Tokenized Data Markets

Bharath Ramsundar
Computable Blog
Published in
3 min readJun 4, 2018

We just posted our first research paper, Tokenized Data Markets, onto the Arxiv. This post provides a teaser introduction to the paper contents. Enjoy reading and download the full paper to learn more!

Data markets connect buyers and sellers of datasets with one another. Such markets may prove a fundamental new primitive for the next stage of the internet, especially as machine learning and AI systems continue to embed themselves at the heart of the modern technology ecosystem. Learning methods are often data hungry, and require access to large datasets in order to make accurate predictions. Unfortunately, such datasets are nontrivial to gather, and existing data markets lack liquidity. Only the largest and most connected organizations have the resources to secure access to the data they require. The construction of liquid data markets would fundamentally shift this distribution of power and facilitate the broad adoption of machine learning methods.

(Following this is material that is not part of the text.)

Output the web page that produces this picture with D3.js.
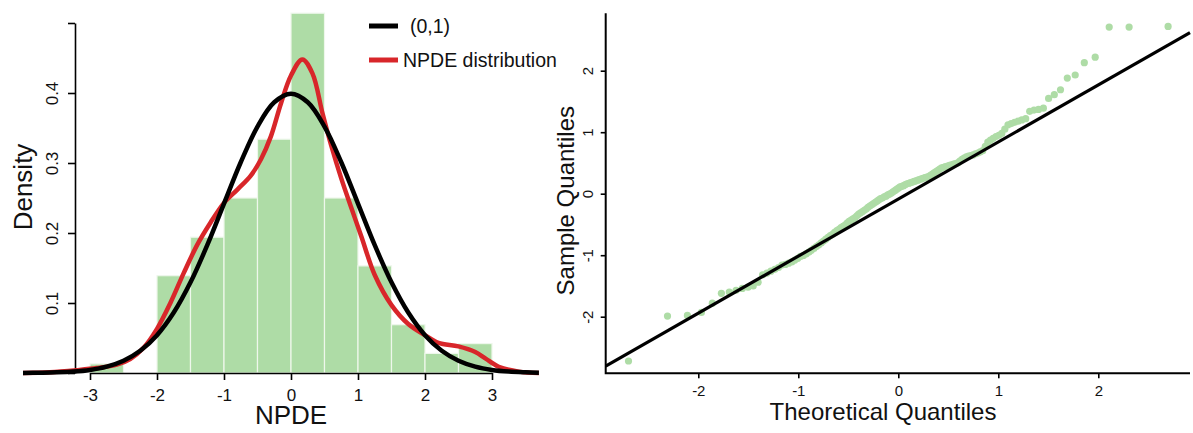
<!DOCTYPE html>
<html>
<head>
<meta charset="utf-8">
<script src="https://cdn.jsdelivr.net/npm/d3@7"></script>
<style>
  body { margin: 0; background: #fff; }
  text { font-family: "Liberation Sans", Arial, Helvetica, sans-serif; fill: #111; }
</style>
</head>
<body>
<div id="chart"></div>
<script>
// histogram of the npde values (density per 0.5 bin)
var binStarts = [-3, -2.5, -2, -1.5, -1, -0.5, 0, 0.5, 1, 1.5, 2, 2.5];
var binWidth = 0.5;
var binDensity = [0.013, 0, 0.139, 0.194, 0.25, 0.334, 0.514, 0.25, 0.153, 0.069, 0.028, 0.042];

// standard normal reference curve (0,1)
var normX = [-4, -3.75, -3.5, -3.25, -3, -2.75, -2.5, -2.25, -2, -1.75, -1.5, -1.25, -1, -0.75, -0.5, -0.25,
  0, 0.25, 0.5, 0.75, 1, 1.25, 1.5, 1.75, 2, 2.25, 2.5, 2.75, 3, 3.25, 3.5, 3.7];
var normY = [0.0001, 0.0004, 0.0009, 0.002, 0.0044, 0.0091, 0.0175, 0.0317, 0.054, 0.0863, 0.1295, 0.1826, 0.242, 0.3011, 0.3521, 0.3867,
  0.3989, 0.3867, 0.3521, 0.3011, 0.242, 0.1826, 0.1295, 0.0863, 0.054, 0.0317, 0.0175, 0.0091, 0.0044, 0.002, 0.0009, 0.0004];

// npde kernel density
var npdeX = [-4, -3.6, -3.2, -2.9, -2.6, -2.4, -2.2, -2, -1.8, -1.6, -1.4, -1.2, -1, -0.8, -0.6, -0.45, -0.3, -0.15,
  0, 0.17, 0.32, 0.47, 0.6, 0.75, 0.9, 1.05, 1.25, 1.5, 1.75, 2, 2.2, 2.5, 2.75, 2.9, 3.1, 3.4, 3.7];
var npdeY = [0, 0.001, 0.004, 0.007, 0.012, 0.02, 0.036, 0.063, 0.1, 0.143, 0.183, 0.215, 0.243, 0.262, 0.282, 0.305, 0.338, 0.385,
  0.425, 0.448, 0.428, 0.371, 0.325, 0.278, 0.236, 0.195, 0.14, 0.097, 0.07, 0.054, 0.043, 0.038, 0.03, 0.021, 0.009, 0.002, 0];

var densityTicks = [0, 0.1, 0.2, 0.3, 0.4, 0.5];
var npdeTicks = [-3, -2, -1, 0, 1, 2, 3];

// qq plot: theoretical vs sample quantiles
var theoQ = [-2.698, -2.308, -2.109, -1.969, -1.86, -1.769, -1.69, -1.622, -1.56, -1.503,
  -1.451, -1.402, -1.357, -1.314, -1.274, -1.235, -1.198, -1.163, -1.129, -1.097,
  -1.065, -1.035, -1.005, -0.977, -0.949, -0.922, -0.895, -0.87, -0.844, -0.819,
  -0.795, -0.771, -0.748, -0.725, -0.702, -0.68, -0.658, -0.637, -0.615, -0.594,
  -0.573, -0.553, -0.532, -0.512, -0.492, -0.472, -0.453, -0.433, -0.414, -0.396,
  -0.377, -0.358, -0.34, -0.321, -0.303, -0.285, -0.266, -0.248, -0.23, -0.212,
  -0.195, -0.177, -0.159, -0.141, -0.123, -0.105, -0.088, -0.07, -0.053, -0.035,
  -0.018, 0,
  0.018, 0.035, 0.053, 0.07, 0.088, 0.105, 0.123, 0.141, 0.159, 0.177,
  0.195, 0.212, 0.23, 0.248, 0.266, 0.285, 0.303, 0.321, 0.34, 0.358,
  0.377, 0.396, 0.414, 0.433, 0.453, 0.472, 0.492, 0.512, 0.532, 0.553,
  0.573, 0.594, 0.615, 0.637, 0.658, 0.68, 0.702, 0.725, 0.748, 0.771,
  0.795, 0.819, 0.844, 0.87, 0.895, 0.922, 0.949, 0.977, 1.005, 1.035,
  1.065, 1.097, 1.129, 1.163, 1.198, 1.235, 1.274, 1.314, 1.357, 1.402,
  1.451, 1.503, 1.56, 1.622, 1.69, 1.769, 1.86, 1.969, 2.109, 2.308, 2.698];
var sampleQ = [-2.72,
  -1.99, -1.98, -1.93, -1.78, -1.62, -1.6, -1.57, -1.54, -1.52, -1.5,
  -1.44, -1.32, -1.29, -1.26, -1.23, -1.2, -1.16, -1.15, -1.13, -1.11, -1.08, -1.05, -1.02, -1.005,
  -0.98, -0.95, -0.92, -0.89, -0.86, -0.83, -0.8, -0.77, -0.74, -0.71, -0.68, -0.66, -0.63, -0.6, -0.58, -0.55, -0.53, -0.51,
  -0.48, -0.45, -0.43, -0.41, -0.39, -0.36, -0.33, -0.31, -0.29, -0.27, -0.25, -0.22, -0.2, -0.18, -0.16, -0.14, -0.12, -0.1,
  -0.08, -0.07, -0.05, -0.04, -0.02, -0.005,
  0.01, 0.03, 0.05, 0.07, 0.09, 0.11, 0.12, 0.13, 0.15, 0.16, 0.17, 0.18, 0.19, 0.2, 0.21, 0.22, 0.23, 0.24, 0.25, 0.26,
  0.27, 0.28, 0.3, 0.32, 0.34, 0.36, 0.38, 0.4, 0.42, 0.43, 0.44, 0.45, 0.46, 0.47, 0.48, 0.49, 0.5,
  0.53, 0.56, 0.58, 0.6, 0.61, 0.62, 0.63, 0.65, 0.66, 0.68, 0.7, 0.77, 0.84, 0.87, 0.9, 0.93, 0.95, 0.98,
  1.05, 1.12, 1.14, 1.16, 1.18, 1.2, 1.22, 1.34, 1.36, 1.37, 1.39,
  1.55, 1.61, 1.69, 1.88, 1.93,
  2.13, 2.22,
  2.71, 2.71, 2.72];
// qqline through the quartiles
var qqIntercept = -0.087;
var qqSlope = 0.928;
var qqTicks = [-2, -1, 0, 1, 2];

var legendKeys = ["(0,1)", "NPDE distribution"];
var legendColors = ["#000000", "#d8262a"];

var svgWidth = 1193;
var svgHeight = 433;
var green = "#aedca6";

var svg = d3.select("#chart")
  .append("svg")
  .attr("width", svgWidth)
  .attr("height", svgHeight);

//---------------- left panel: histogram + densities
var xLeft = d3.scaleLinear().domain([-3, 3]).range([90, 492]);
var yLeft = d3.scaleLinear().domain([0, 0.5]).range([373, 23]);

var bars = svg.append("g");
bars.selectAll("rect")
  .data(binStarts)
  .enter()
  .append("rect")
  .attr("x", d => xLeft(d))
  .attr("width", d => xLeft(d + binWidth) - xLeft(d))
  .attr("y", (d, i) => yLeft(binDensity[i]))
  .attr("height", (d, i) => yLeft(0) - yLeft(binDensity[i]))
  .attr("fill", green)
  .attr("stroke", (d, i) => binDensity[i] > 0 ? "#eef7ec" : "#c4c4c4")
  .attr("stroke-width", 1.2);

//axes in R style (no outer ticks, labels parallel to the y axis, plain hyphen minus)
var leftAxis = d3.axisLeft(yLeft)
  .tickValues(densityTicks)
  .tickSize(7)
  .tickSizeOuter(0)
  .tickFormat(d => (d > 0 && d < 0.5) ? d.toFixed(1) : "");
var gy = svg.append("g")
  .attr("transform", "translate(75,0)")
  .call(leftAxis);
gy.selectAll("text")
  .attr("transform", "rotate(-90)")
  .attr("x", 0)
  .attr("y", -17)
  .attr("dy", 0)
  .attr("text-anchor", "middle")
  .style("font-size", "17px");

var bottomAxis = d3.axisBottom(xLeft)
  .tickValues(npdeTicks)
  .tickSize(7)
  .tickSizeOuter(0)
  .tickFormat(d => String(d));
var gx = svg.append("g")
  .attr("transform", `translate(0, ${yLeft(0)})`)
  .call(bottomAxis);
gx.selectAll("text")
  .attr("y", 16)
  .attr("dy", "0.71em")
  .style("font-size", "17px");

svg.selectAll(".domain, .tick line")
  .attr("stroke", "#000")
  .attr("stroke-width", 1.6);

var lineGen = d3.line()
  .x(d => xLeft(d[0]))
  .y(d => yLeft(d[1]))
  .curve(d3.curveCatmullRom);

svg.append("path")
  .datum(npdeX.map((x, i) => [x, npdeY[i]]))
  .attr("d", lineGen)
  .attr("fill", "none")
  .attr("stroke", legendColors[1])
  .attr("stroke-width", 4.5);

svg.append("path")
  .datum(normX.map((x, i) => [x, normY[i]]))
  .attr("d", lineGen)
  .attr("fill", "none")
  .attr("stroke", legendColors[0])
  .attr("stroke-width", 4.5);

svg.append("text")
  .attr("transform", "translate(32, 187) rotate(-90)")
  .attr("text-anchor", "middle")
  .style("font-size", "26px")
  .text("Density");

svg.append("text")
  .attr("x", xLeft(0))
  .attr("y", 424)
  .attr("text-anchor", "middle")
  .style("font-size", "26px")
  .text("NPDE");

//legend
var legend = svg.selectAll(".lineLegend").data(legendKeys)
  .enter().append("g")
  .attr("class", "lineLegend")
  .attr("transform", (d, i) => `translate(369, ${26 + i * 34})`);
legend.append("line")
  .attr("x1", 0).attr("x2", 29)
  .attr("stroke", (d, i) => legendColors[i])
  .attr("stroke-width", 5);
legend.append("text")
  .attr("x", (d, i) => i === 0 ? 41 : 34)
  .attr("y", 7)
  .style("font-size", "19.5px")
  .text(d => d);

//---------------- right panel: normal qq plot
var xQQ = d3.scaleLinear().domain([-2, 2]).range([698.3, 1098.3]);
var yQQ = d3.scaleLinear().domain([-2, 2]).range([316.7, 70.7]);
var boxLeft = 605.7, boxRight = 1190, boxTop = 13.3, boxBottom = 373.3;

svg.append("g")
  .selectAll("circle")
  .data(theoQ)
  .enter()
  .append("circle")
  .attr("cx", d => xQQ(d))
  .attr("cy", (d, i) => yQQ(sampleQ[i]))
  .attr("r", 3.6)
  .attr("fill", green);

var xa = xQQ.invert(boxLeft), xb = xQQ.invert(boxRight);
svg.append("line")
  .attr("x1", boxLeft)
  .attr("x2", boxRight)
  .attr("y1", yQQ(qqIntercept + qqSlope * xa))
  .attr("y2", yQQ(qqIntercept + qqSlope * xb))
  .attr("stroke", "#000")
  .attr("stroke-width", 3.2);

// L shaped box
svg.append("path")
  .attr("d", `M${boxLeft},${boxTop}V${boxBottom}H${boxRight}`)
  .attr("fill", "none")
  .attr("stroke", "#000")
  .attr("stroke-width", 2);

var qqLeft = d3.axisLeft(yQQ).tickValues(qqTicks).tickSize(5).tickFormat(d => String(d));
var gqy = svg.append("g")
  .attr("transform", `translate(${boxLeft},0)`)
  .call(qqLeft);
gqy.select(".domain").remove();
gqy.selectAll("text")
  .attr("transform", "rotate(-90)")
  .attr("x", 0)
  .attr("y", -13)
  .attr("dy", 0)
  .attr("text-anchor", "middle")
  .style("font-size", "15px");

var qqBottom = d3.axisBottom(xQQ).tickValues(qqTicks).tickSize(5).tickFormat(d => String(d));
var gqx = svg.append("g")
  .attr("transform", `translate(0, ${boxBottom})`)
  .call(qqBottom);
gqx.select(".domain").remove();
gqx.selectAll("text")
  .attr("y", 12)
  .attr("dy", "0.71em")
  .style("font-size", "15px");
svg.selectAll(".tick line").attr("stroke", "#000").attr("stroke-width", 1.6);

svg.append("text")
  .attr("transform", `translate(574, ${yQQ(0) + 7}) rotate(-90)`)
  .attr("text-anchor", "middle")
  .style("font-size", "24px")
  .text("Sample Quantiles");

svg.append("text")
  .attr("x", 883)
  .attr("y", 420)
  .attr("text-anchor", "middle")
  .style("font-size", "24px")
  .text("Theoretical Quantiles");
</script>
</body>
</html>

How can such a data market be constructed? One option is to identify a trusted entity to act as a centralized data broker. Such a broker could enable transactions between buyers and sellers of data by storing datasets on-site and transferring them upon payment. Unfortunately, such a model creates a heavy burden of trust; how can buyers and sellers know that the broker is behaving fairly? Centralized cryptocurrency exchanges already have a checkered history of fraud and theft. It seems all too likely a centralized data exchange could fall prey to similar problems. For these reasons, the construction of a decentralized data exchange could prove an enabling technology for liquid data markets. Such an exchange would facilitate transactions of data between buyers and sellers without the need for a trusted third-party broker. Furthermore, tokenization of data offers a powerful new primitive for solving cold-start problems that generally make boostrapping a marketplace difficult. While many might agree that pooling data creates non-zero sum value for all participants, most hesitate to be the first to contribute without some contractual guarantee of value. With decentralized data markets, the earliest contributors see financial incentive because they can receive tangible cryptoeconomic assets (tokens) even before buyers enter the market.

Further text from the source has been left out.